The slight decline may be explained by increased awareness of the potential downsides of sex, such as STDs or on-campus abstinence movements such as Harvard's True Love Revolution student group, says Victor Leino, research director for the ACHA. Still, students involved in sex publications say there's a need for more conversation about the intricacies and emotions regarding sex, regardless of how much of it they're actually having. Jenna Bromberg, a Cornell senior who writes a sex column for the school paper, says she wants to spur discussion of the pluses and minuses of hooking up. "A lot of the time I put gross stories in there to get people talking," she says. While Martabel Wasserman, the editor of H Bomb, takes a less confessional approach, she agrees that "there is a hole in our dialogue about sexuality. The idea is that it's a very free time, but it's also a very scary time." After a three-year hiatus due to administrative troubles, H Bomb will resume publishing next month.

These publications are not purely academic exercises: their creators hope they lead to professional opportunities after graduation. "People think it's a stigma, but I think we're in changing times, and it can open doors for me," says Oleyourryk, who recently moved to New York and is looking for work as a waitress while she continues publishing Boink. "I continually tell my mom this is a great résumé builder," she says, though she's vague about what she'll use her résumé for. Though the young sexpert's optimism may seem naive, it's not necessarily misguided, says Pepper Schwartz, a sociologist at the University of Washington. "Maybe their generation will take this a lot less seriously than we do," she says. In the age of MySpace and Facebook, sex may be just one more way to network. "To me, talking about sex and one-night stands is superficial. What I keep out of the column is the intimate stuff," says Bromberg, adding that she wouldn't write about a serious relationship.

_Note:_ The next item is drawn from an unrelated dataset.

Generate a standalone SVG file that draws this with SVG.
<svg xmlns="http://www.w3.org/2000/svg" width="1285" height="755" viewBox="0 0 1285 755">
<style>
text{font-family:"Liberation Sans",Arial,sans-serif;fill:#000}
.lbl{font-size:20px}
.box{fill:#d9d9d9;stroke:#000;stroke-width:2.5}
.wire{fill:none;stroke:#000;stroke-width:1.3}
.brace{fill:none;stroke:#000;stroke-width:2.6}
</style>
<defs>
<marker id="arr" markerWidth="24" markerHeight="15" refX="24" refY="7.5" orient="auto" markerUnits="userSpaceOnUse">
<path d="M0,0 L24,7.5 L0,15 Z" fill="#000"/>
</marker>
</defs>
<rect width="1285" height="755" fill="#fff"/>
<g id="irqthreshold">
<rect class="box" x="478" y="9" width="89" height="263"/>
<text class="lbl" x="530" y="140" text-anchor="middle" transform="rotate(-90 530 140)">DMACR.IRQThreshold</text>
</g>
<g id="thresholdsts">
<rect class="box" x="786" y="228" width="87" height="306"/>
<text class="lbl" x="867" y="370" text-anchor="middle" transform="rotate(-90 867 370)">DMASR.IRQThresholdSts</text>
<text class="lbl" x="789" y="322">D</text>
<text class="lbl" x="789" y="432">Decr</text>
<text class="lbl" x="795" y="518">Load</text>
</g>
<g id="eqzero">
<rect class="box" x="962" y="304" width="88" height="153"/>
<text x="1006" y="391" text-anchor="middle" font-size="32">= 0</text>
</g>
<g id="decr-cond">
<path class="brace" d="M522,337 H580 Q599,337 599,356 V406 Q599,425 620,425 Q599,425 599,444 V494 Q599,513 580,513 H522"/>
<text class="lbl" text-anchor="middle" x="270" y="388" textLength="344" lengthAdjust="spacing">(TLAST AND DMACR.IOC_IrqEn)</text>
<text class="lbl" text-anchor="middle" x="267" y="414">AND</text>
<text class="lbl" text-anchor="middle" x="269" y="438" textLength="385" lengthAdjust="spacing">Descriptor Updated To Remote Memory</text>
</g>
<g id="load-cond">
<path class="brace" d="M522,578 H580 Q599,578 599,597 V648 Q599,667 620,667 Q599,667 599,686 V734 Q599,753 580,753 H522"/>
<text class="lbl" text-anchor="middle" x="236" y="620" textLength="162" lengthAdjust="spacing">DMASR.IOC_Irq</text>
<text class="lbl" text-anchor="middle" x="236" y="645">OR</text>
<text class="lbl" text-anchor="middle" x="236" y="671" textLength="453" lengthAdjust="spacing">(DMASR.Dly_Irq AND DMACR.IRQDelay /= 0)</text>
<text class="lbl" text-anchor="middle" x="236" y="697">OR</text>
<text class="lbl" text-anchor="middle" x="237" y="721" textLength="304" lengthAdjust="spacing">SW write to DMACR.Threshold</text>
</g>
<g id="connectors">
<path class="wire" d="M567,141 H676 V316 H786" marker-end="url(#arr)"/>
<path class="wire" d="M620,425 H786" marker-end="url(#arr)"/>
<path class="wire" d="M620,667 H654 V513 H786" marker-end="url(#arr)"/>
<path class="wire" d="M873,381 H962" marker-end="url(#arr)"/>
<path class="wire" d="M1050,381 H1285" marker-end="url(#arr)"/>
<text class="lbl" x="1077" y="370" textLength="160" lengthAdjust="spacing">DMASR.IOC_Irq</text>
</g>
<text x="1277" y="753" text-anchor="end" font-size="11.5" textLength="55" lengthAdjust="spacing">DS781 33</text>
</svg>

The students' cavalier attitudes may stem from confidence about their futures fostered by the elite institutions they use as publishing platforms. "A lot of these Ivy League students are bright, self-confident, and they have some extra money to get these things started," says Schwartz. "Whether their class origins are protecting them, or giving them more license, I don't know, but class always has an impact." Certainly, the students behind the publications are earnest and articulate, and may be able to land the jobs of their dreams. If they do experience misgivings about their activities, it may be for personal reasons. "The only times I regret writing the column," says Bromberg, "is when I have to look my dad in the eye."